start EXCERPTED DATA

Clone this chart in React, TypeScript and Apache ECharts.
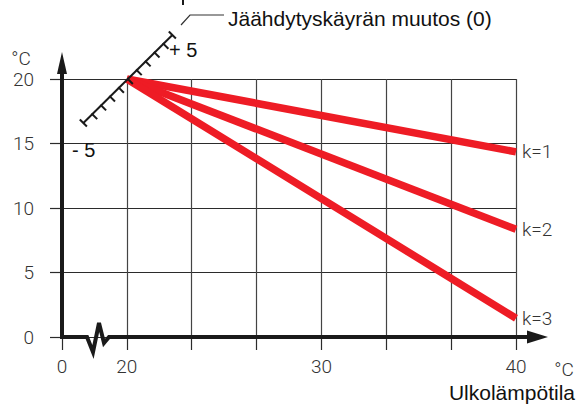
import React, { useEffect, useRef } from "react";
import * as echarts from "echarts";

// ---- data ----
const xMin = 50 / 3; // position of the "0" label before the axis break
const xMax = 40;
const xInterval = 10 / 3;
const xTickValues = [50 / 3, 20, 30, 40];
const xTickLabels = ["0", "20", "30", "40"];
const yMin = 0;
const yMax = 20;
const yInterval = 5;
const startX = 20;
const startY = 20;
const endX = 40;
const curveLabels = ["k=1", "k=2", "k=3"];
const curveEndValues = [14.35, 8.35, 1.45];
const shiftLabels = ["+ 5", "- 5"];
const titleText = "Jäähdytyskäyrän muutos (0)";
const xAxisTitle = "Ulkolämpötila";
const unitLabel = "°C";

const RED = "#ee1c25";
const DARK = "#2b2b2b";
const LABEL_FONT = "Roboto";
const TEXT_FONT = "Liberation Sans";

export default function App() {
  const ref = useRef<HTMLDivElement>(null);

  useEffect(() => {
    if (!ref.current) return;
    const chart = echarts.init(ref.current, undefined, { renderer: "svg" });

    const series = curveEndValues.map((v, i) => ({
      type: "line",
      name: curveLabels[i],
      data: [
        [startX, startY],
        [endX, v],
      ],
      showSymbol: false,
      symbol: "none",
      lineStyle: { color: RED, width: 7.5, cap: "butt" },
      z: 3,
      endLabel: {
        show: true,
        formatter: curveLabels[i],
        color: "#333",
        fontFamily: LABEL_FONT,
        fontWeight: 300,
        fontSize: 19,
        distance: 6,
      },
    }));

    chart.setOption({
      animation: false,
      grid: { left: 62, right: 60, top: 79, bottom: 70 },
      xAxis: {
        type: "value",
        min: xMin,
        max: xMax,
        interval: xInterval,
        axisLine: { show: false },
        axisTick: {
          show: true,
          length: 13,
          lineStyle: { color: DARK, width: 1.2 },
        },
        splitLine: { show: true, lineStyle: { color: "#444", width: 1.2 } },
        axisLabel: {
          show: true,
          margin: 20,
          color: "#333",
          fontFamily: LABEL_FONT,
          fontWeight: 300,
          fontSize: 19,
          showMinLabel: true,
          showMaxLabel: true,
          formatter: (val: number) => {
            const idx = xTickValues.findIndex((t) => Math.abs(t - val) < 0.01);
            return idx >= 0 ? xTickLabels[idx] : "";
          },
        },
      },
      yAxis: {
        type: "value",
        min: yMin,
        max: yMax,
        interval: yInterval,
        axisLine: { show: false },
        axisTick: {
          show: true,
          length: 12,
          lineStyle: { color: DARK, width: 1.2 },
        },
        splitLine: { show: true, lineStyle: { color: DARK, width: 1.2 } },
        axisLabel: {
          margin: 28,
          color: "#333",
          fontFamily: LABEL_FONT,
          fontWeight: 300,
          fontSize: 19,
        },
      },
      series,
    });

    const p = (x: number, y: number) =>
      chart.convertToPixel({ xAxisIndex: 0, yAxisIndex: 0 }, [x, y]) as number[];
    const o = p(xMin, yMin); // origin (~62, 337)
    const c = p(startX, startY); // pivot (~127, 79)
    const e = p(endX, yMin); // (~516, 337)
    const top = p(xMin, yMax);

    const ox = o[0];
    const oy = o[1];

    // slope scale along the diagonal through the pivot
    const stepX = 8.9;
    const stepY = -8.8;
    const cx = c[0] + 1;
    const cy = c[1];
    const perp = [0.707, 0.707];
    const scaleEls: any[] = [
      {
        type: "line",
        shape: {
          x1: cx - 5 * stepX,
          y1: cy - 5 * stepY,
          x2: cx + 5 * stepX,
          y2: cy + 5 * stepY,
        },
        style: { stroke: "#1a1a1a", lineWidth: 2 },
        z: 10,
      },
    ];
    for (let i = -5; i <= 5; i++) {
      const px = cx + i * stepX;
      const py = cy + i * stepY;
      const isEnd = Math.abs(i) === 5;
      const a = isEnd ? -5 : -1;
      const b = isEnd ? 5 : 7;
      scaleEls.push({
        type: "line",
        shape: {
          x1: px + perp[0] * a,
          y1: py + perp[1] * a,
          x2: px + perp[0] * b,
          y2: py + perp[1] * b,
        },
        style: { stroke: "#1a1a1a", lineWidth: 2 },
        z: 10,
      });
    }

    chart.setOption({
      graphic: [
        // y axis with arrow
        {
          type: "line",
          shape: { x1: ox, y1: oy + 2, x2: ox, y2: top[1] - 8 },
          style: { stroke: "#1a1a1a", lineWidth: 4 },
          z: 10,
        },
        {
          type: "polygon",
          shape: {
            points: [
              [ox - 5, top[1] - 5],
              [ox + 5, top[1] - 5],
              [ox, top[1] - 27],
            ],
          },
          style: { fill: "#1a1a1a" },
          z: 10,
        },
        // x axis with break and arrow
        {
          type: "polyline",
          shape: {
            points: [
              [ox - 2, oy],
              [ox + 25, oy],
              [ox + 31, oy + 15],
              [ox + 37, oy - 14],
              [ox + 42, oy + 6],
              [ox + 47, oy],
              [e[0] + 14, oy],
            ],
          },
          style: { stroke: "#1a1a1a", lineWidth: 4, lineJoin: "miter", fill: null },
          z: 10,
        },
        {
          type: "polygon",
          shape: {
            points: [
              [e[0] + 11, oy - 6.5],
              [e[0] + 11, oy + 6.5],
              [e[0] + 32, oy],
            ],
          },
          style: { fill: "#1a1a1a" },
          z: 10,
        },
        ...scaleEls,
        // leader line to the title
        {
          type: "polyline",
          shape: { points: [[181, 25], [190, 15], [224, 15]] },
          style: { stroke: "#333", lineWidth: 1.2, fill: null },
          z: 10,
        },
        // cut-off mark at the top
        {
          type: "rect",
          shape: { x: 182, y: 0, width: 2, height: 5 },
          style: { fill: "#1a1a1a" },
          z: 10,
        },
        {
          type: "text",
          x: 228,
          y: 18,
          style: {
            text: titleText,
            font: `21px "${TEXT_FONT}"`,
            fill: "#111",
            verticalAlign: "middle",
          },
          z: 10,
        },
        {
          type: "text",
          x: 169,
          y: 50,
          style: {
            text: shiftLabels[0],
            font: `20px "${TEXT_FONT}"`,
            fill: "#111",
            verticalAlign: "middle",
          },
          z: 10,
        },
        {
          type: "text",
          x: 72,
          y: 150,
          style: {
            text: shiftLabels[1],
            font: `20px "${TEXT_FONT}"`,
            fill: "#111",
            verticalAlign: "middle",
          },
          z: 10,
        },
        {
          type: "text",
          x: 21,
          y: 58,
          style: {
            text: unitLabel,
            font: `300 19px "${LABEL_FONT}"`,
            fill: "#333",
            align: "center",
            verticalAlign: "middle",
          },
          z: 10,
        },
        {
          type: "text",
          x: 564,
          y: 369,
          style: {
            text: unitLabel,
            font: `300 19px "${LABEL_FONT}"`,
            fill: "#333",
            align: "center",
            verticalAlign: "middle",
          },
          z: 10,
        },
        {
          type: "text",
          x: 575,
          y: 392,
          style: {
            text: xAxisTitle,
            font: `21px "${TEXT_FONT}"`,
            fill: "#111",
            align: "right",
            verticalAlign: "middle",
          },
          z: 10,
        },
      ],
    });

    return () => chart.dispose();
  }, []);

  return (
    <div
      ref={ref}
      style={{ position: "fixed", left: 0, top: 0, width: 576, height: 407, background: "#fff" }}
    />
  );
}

end EXCERPTED DATA
start EXCERPTED DATA

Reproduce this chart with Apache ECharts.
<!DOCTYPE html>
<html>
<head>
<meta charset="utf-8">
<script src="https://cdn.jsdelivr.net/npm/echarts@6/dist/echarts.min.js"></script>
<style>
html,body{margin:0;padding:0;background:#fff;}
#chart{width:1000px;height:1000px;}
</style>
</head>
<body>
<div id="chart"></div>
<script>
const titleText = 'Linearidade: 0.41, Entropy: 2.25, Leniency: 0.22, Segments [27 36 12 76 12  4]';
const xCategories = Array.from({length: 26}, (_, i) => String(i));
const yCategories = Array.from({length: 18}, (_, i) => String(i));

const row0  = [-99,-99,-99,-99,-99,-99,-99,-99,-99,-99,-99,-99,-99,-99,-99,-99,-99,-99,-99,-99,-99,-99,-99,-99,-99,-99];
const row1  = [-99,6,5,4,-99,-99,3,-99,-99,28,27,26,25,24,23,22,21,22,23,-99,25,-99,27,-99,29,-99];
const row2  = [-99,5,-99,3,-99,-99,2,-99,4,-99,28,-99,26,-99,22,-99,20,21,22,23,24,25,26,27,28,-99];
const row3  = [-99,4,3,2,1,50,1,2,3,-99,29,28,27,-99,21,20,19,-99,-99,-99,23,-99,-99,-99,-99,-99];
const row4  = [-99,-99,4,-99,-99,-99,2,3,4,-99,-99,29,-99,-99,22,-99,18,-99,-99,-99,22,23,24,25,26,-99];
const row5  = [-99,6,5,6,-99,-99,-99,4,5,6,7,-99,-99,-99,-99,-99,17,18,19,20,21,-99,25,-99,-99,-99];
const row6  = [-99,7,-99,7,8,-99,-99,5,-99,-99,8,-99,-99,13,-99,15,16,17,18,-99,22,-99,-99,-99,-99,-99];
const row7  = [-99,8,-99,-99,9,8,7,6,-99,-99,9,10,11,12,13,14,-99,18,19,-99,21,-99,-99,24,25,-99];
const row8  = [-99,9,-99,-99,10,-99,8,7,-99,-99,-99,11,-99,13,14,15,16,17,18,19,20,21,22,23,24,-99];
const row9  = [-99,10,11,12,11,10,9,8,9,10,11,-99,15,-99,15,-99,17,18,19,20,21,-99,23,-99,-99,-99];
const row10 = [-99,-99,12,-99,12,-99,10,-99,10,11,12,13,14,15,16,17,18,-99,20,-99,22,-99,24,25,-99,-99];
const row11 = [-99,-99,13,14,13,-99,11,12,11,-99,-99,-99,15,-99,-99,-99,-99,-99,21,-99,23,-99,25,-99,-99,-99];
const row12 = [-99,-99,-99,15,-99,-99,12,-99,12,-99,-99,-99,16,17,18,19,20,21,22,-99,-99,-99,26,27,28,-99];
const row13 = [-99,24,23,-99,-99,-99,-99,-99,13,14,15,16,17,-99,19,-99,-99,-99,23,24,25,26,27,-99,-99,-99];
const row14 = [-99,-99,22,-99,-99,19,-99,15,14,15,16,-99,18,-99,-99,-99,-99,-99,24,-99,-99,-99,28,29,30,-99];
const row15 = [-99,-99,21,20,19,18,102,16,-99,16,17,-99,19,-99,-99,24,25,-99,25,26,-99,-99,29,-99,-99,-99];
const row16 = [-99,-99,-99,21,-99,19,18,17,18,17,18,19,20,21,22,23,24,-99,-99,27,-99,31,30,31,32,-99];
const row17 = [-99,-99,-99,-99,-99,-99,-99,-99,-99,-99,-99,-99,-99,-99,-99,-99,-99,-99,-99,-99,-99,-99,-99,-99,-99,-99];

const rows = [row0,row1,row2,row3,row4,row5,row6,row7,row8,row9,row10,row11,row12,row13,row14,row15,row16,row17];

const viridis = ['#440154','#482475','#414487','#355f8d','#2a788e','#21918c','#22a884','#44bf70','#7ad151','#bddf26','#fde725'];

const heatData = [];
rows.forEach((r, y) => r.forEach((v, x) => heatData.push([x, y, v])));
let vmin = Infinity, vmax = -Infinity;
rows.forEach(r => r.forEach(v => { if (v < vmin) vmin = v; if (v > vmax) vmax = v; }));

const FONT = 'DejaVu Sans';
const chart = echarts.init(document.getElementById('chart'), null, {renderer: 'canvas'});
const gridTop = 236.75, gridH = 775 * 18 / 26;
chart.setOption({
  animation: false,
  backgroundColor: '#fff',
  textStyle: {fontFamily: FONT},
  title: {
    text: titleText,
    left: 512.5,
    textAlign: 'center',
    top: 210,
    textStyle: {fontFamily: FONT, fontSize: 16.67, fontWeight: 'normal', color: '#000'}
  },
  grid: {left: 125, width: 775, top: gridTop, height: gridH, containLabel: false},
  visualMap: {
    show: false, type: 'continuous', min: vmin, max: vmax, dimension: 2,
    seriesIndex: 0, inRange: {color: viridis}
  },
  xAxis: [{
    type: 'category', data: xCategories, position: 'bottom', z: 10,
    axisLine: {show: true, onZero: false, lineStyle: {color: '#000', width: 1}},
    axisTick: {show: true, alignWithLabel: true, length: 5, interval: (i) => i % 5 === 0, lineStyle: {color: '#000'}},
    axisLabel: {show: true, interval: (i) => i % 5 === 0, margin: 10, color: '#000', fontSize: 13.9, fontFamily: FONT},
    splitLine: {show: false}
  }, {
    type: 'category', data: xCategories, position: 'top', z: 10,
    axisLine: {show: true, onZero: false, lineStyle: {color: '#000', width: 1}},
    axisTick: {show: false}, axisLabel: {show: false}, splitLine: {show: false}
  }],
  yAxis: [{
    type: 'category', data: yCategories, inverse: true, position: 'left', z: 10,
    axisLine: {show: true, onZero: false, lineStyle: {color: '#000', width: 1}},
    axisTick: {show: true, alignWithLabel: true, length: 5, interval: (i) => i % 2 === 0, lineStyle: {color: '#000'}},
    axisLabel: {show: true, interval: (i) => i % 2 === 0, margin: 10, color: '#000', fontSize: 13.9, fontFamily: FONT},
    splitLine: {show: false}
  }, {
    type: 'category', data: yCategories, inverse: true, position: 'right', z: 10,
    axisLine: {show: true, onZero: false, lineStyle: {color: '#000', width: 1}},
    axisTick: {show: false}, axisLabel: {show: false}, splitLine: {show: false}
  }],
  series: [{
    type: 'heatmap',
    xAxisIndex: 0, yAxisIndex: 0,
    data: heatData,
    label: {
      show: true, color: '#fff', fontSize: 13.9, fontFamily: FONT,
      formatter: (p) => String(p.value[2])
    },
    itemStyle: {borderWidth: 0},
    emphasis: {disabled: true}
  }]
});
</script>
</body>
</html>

end EXCERPTED DATA
start EXCERPTED DATA

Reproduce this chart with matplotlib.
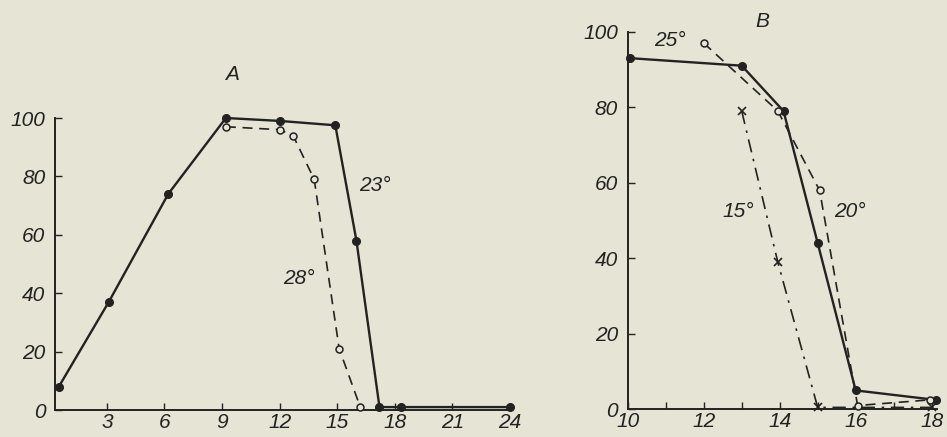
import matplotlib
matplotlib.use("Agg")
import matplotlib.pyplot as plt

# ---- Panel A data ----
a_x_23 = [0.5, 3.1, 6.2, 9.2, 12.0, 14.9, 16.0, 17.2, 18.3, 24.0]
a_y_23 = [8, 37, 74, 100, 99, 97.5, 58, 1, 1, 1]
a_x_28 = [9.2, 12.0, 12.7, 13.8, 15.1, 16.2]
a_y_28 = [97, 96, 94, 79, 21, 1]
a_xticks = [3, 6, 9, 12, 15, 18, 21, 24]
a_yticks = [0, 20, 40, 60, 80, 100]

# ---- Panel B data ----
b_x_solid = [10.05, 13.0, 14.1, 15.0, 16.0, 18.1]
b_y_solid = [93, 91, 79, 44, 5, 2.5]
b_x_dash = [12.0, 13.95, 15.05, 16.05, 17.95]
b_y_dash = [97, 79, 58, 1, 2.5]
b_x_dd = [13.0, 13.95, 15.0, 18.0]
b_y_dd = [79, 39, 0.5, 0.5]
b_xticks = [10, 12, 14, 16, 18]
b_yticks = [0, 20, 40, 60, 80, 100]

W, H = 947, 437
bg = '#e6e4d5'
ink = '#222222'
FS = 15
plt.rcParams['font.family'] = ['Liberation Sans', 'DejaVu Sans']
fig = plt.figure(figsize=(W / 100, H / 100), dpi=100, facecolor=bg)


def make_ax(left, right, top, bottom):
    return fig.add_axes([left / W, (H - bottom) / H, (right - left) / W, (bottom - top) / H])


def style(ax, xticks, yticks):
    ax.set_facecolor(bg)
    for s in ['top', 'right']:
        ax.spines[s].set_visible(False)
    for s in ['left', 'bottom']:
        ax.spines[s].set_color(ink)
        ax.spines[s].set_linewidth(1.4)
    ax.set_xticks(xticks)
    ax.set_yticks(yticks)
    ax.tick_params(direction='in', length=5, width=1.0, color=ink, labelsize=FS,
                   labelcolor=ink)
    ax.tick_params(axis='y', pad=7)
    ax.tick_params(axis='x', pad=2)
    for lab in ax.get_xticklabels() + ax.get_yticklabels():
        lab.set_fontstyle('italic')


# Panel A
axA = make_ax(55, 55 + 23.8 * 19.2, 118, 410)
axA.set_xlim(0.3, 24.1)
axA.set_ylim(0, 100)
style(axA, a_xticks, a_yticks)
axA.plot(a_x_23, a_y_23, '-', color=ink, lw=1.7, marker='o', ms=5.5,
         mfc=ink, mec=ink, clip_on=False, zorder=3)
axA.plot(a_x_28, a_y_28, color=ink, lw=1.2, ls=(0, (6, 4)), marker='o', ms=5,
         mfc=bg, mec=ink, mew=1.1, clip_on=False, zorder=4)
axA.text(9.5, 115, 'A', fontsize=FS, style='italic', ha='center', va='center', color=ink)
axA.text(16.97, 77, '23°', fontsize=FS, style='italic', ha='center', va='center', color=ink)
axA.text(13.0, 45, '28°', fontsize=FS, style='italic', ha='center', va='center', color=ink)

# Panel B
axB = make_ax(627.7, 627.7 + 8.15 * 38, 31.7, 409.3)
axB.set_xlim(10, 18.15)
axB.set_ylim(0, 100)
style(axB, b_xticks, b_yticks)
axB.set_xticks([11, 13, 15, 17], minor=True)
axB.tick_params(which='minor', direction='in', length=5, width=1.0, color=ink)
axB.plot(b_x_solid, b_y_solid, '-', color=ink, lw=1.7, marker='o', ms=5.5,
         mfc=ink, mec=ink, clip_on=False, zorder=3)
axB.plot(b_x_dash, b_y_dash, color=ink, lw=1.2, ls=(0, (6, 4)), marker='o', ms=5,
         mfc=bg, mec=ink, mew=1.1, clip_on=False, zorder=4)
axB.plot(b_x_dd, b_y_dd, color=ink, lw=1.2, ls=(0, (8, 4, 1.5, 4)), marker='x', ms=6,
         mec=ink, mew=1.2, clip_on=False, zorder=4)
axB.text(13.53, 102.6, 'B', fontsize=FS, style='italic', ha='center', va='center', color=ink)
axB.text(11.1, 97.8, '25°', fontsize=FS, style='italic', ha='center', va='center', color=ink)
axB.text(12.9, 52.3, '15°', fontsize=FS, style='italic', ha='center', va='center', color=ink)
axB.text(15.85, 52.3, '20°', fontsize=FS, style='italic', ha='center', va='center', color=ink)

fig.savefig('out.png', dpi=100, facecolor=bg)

end EXCERPTED DATA

Using the entries above, transcribe every line from the line containing "Reproduce this chart with matplotlib." through the line containing "b_yticks = [0, 20, 40, 60, 80, 100]". Do not copy pictures.

Reproduce this chart with matplotlib.
import matplotlib
matplotlib.use("Agg")
import matplotlib.pyplot as plt

# ---- Panel A data ----
a_x_23 = [0.5, 3.1, 6.2, 9.2, 12.0, 14.9, 16.0, 17.2, 18.3, 24.0]
a_y_23 = [8, 37, 74, 100, 99, 97.5, 58, 1, 1, 1]
a_x_28 = [9.2, 12.0, 12.7, 13.8, 15.1, 16.2]
a_y_28 = [97, 96, 94, 79, 21, 1]
a_xticks = [3, 6, 9, 12, 15, 18, 21, 24]
a_yticks = [0, 20, 40, 60, 80, 100]

# ---- Panel B data ----
b_x_solid = [10.05, 13.0, 14.1, 15.0, 16.0, 18.1]
b_y_solid = [93, 91, 79, 44, 5, 2.5]
b_x_dash = [12.0, 13.95, 15.05, 16.05, 17.95]
b_y_dash = [97, 79, 58, 1, 2.5]
b_x_dd = [13.0, 13.95, 15.0, 18.0]
b_y_dd = [79, 39, 0.5, 0.5]
b_xticks = [10, 12, 14, 16, 18]
b_yticks = [0, 20, 40, 60, 80, 100]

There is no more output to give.